Dear Mother Nature,
I have hesitated in writing a letter to you this year. I’ve written letters to you in years past and yes even a letter to the man upstairs, all to no avail. I figured that maybe those letters had upset you, and that I’d written them too early in the month of May and so you were unhappy about that.
I didn’t write a letter last year in the hopes that you’d provide a more… springlike May in Chicago. And even this year, I held off, as I wished to respect your expertise and knowledge where it comes to matters of weather. But I gotta say that I’ve had it. What we’ve experienced this year is not spring.
Don’t get me wrong, I appreciate all the rain. It is so nice to see the marshes full again instead of dry and to know that farmers are less panicked about a years long drought. I’ll regret all the mosquitoes that it will spawn, but I can deal with that. What I can’t deal with is the multiple personality spring we’ve had.
It honestly feels like two small children have been fighting over the remote control. “I want it hot!” “No, I want it cold!” One day we’ll be in the mid 80s and balmy, much earlier than we typically are here in Chicago.
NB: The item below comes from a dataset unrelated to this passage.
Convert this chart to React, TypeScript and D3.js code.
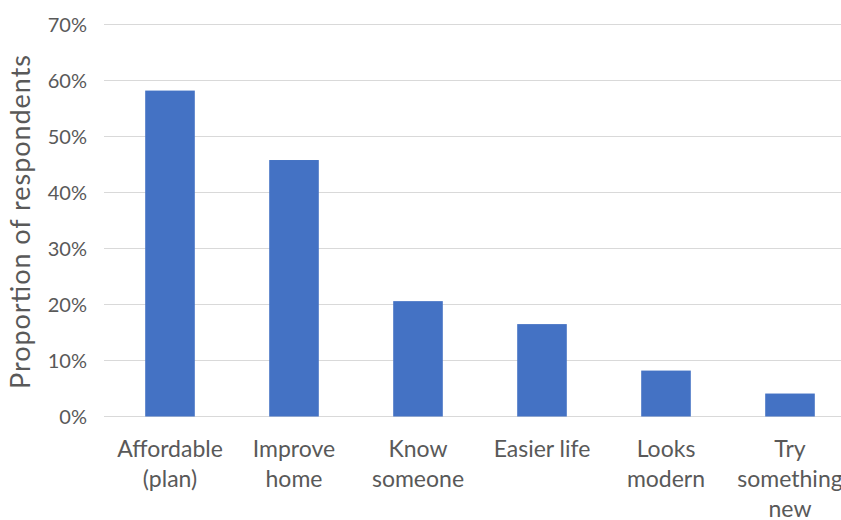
import React from "react";
import * as d3 from "d3";

// Reasons given by respondents, share of respondents (0–1)
const categories: string[][] = [
  ["Affordable", "(plan)"],
  ["Improve", "home"],
  ["Know", "someone"],
  ["Easier life"],
  ["Looks", "modern"],
  ["Try", "something", "new"],
];
const values: number[] = [0.582, 0.458, 0.206, 0.165, 0.082, 0.041];
const yTicks: number[] = [0, 0.1, 0.2, 0.3, 0.4, 0.5, 0.6, 0.7];
const yTitle = "Proportion of respondents";

const W = 841;
const H = 520;
const FONT = "Lato, 'Open Sans', sans-serif";
const TEXT = "#595959";

export default function App() {
  const x = d3
    .scaleBand<number>()
    .domain(d3.range(values.length))
    .range([108, 852])
    .paddingInner(0.6)
    .paddingOuter(0.3);
  const y = d3.scaleLinear().domain([0, 0.7]).range([416.5, 24.5]);
  const fmt = d3.format(".0%");

  return (
    <svg
      width={W}
      height={H}
      style={{ position: "absolute", left: 0, top: 0, background: "#fff" }}
      fontFamily={FONT}
    >
      {yTicks.map((t) => (
        <g key={t}>
          <line x1={104} x2={W} y1={y(t)} y2={y(t)} stroke="#d9d9d9" strokeWidth={1.2} />
          <text
            x={87}
            y={y(t)}
            dy="0.35em"
            textAnchor="end"
            fontSize={20}
            fill={TEXT}
          >
            {fmt(t)}
          </text>
        </g>
      ))}
      {values.map((v, i) => (
        <rect
          key={i}
          x={x(i)}
          width={x.bandwidth()}
          y={y(v)}
          height={y(0) - y(v)}
          fill="#4472C4"
        />
      ))}
      {categories.map((lines, i) => (
        <text
          key={i}
          x={(x(i) ?? 0) + x.bandwidth() / 2}
          y={457}
          textAnchor="middle"
          fontSize={23}
          fill={TEXT}
        >
          {lines.map((l, j) => (
            <tspan key={j} x={(x(i) ?? 0) + x.bandwidth() / 2} dy={j === 0 ? 0 : 30}>
              {l}
            </tspan>
          ))}
        </text>
      ))}
      <text
        transform={`translate(30,222) rotate(-90)`}
        textAnchor="middle"
        fontSize={27}
        textLength={334}
        lengthAdjust="spacing"
        fill={TEXT}
      >
        {yTitle}
      </text>
    </svg>
  );
}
And the next, we are back to frigid March like temperatures with unseasonably cool weather.
Two weeks ago, we were in the mid 80s. Again. I put away the winter coats and hats after washing them. I even promised the wee ones that we’d spend all of Memorial Day weekend at the pool swimming. But yet, at 10am, it isn’t even 50 degrees outside. I had to dig out the cold weather gear during the last week of May. That’s just not right. And that pool I promised them? It didn’t open because it wasn’t warm enough. We wore coats to our neighborhood’s annual Memorial Day Parade. Not jackets. Coats.
And now we’re supposed to be up to 90 degrees again. It isn’t just me that’s confused. It’s the plants, too. Mine don’t know when to bloom or if to bloom. My lilacs actually just gave up and simply aren’t going to appear this year. So please. Stop your fighting. Seasons have their place. It should be cold in the winter with a gradual warming. I’m ok with days that have their highs in the 50s and 60s before we move into the low 70s and eventually the 80s. This year, we’ve skipped that. We’ve gone from 40s to 70s and 80s and back again with no warning.
It’s just not natural. Let the seasons come in turn without fighting over the remote control.
Because I’m a mom, and I don’t want to have to take it away from you and send you to your room.